To be abundantly clear, Orthodox, theological categories of God’s glorious creation are crucial to affirm, uphold and proclaim. But for everyday life, a low human anthropology of sin, suffering and general entropy, levels the playing field. Pain and failure is no respecter of persons and affects every single person and culture across the board without exception. Once we understand this, we’re humbled enough to recognize that we all belong to the “pain club” as Bill Clem puts it.
Common human experience is not lived atop spiritual mountaintops but on the dirty ground, when the IRS is breathing down your neck, speaking sense into your teenager’s life is an exercise in futility or when you get bad news from your doctor about that irregular mole you had to get checked. Good theology always accounts for the broken condition of man. Theology of the spiritual mountaintops (i.e., a theology of glory) can only reveal a crushing, abstract God indifferent to life in the real world.
But instead of having to strive toward an unattainable spiritual mountaintop, God descends to us, in Christ. Jesus, the God-Man entered into space and time, he suffered with us, and for us, and did away with glass half-empty or half-full categories once and for all not through improving us, or shooing away the black clouds so we could see the silver lining, but through something deeper: death and resurrection. As Gerhard Forde has said:
“The theology of the cross is the true and ultimate source of human optimism because it always presupposes the resurrection.”

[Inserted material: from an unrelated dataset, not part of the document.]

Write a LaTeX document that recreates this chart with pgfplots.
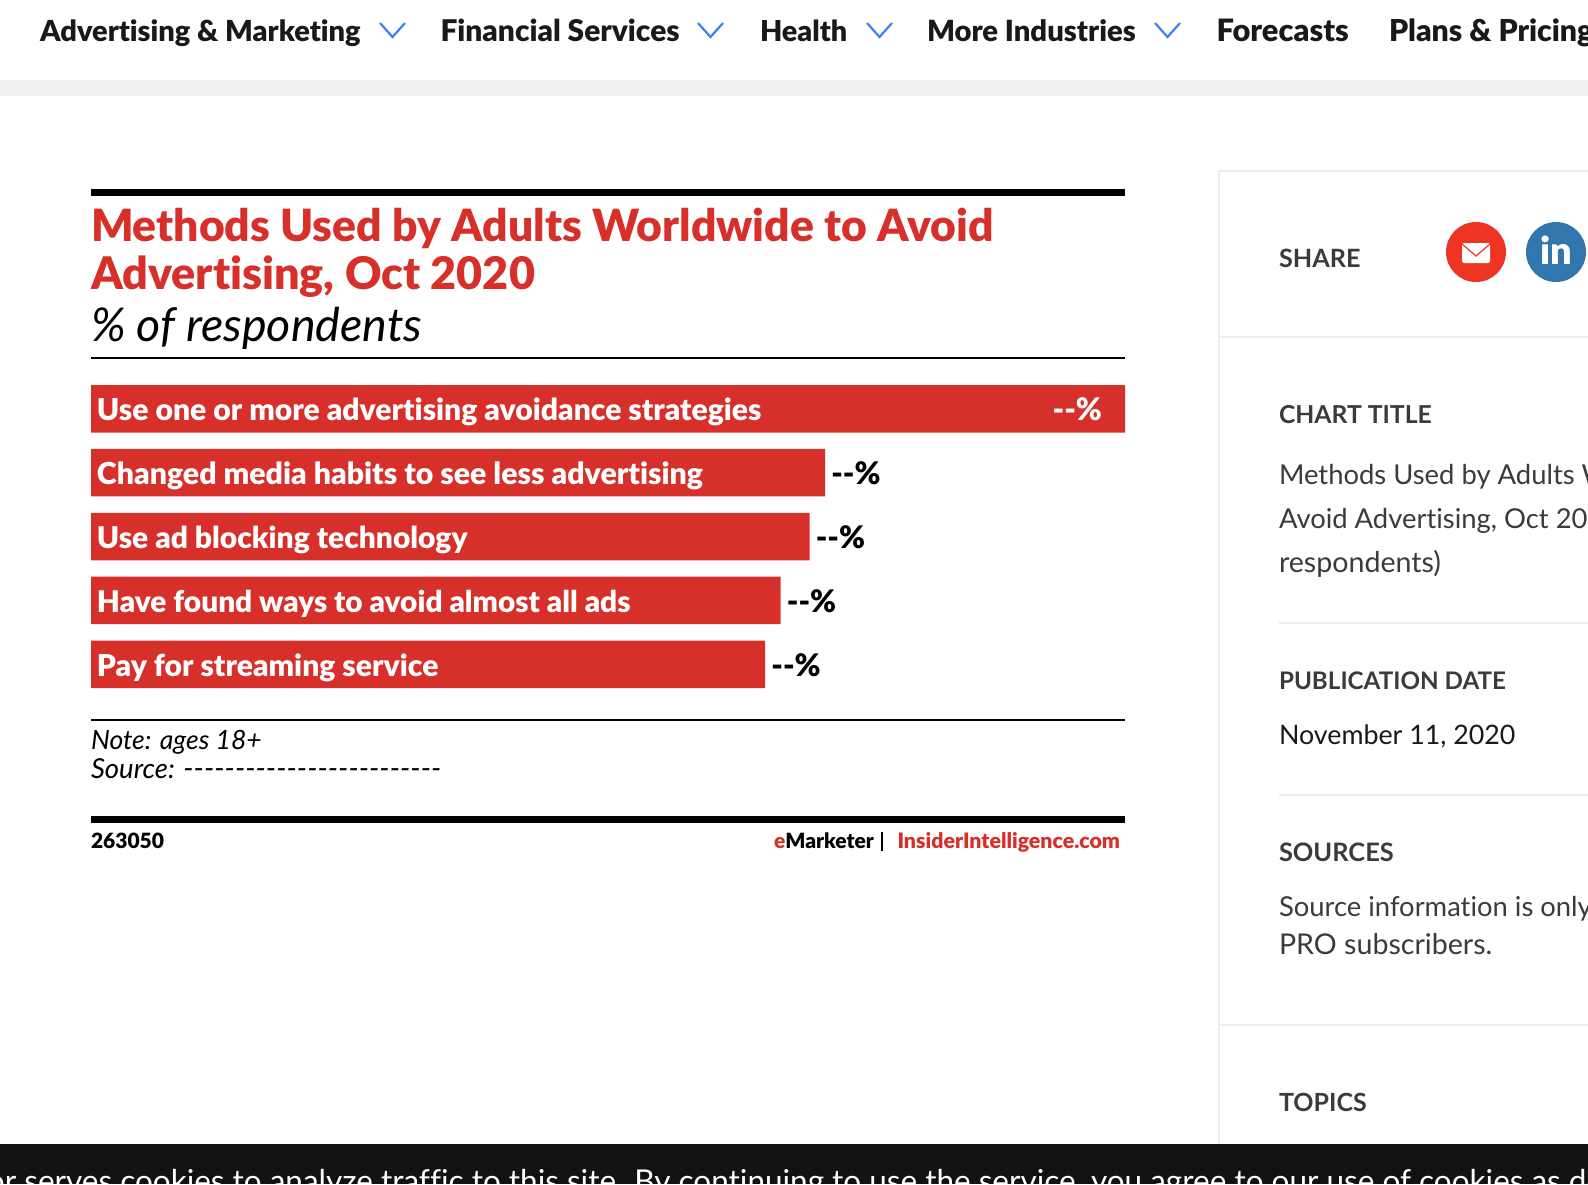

A high anthropological view (or a theology of glory) always grasps for self-exaltation. You hear it in phrases like “the self-made man,” “I’m captain of my own destiny,” “God helps those who help themselves” and the like. And that kind of worldview is great. That is, until you need it to work for you.
On the other hand, a low theological anthropology is realistic, and it’s humane. We human beings are not fit to carry the freight of being our own meaning makers. We’ll leave that to God, the one who saw fit to show his glory most profoundly by dying for his enemies on a cross, the one who shows his strength through weakness.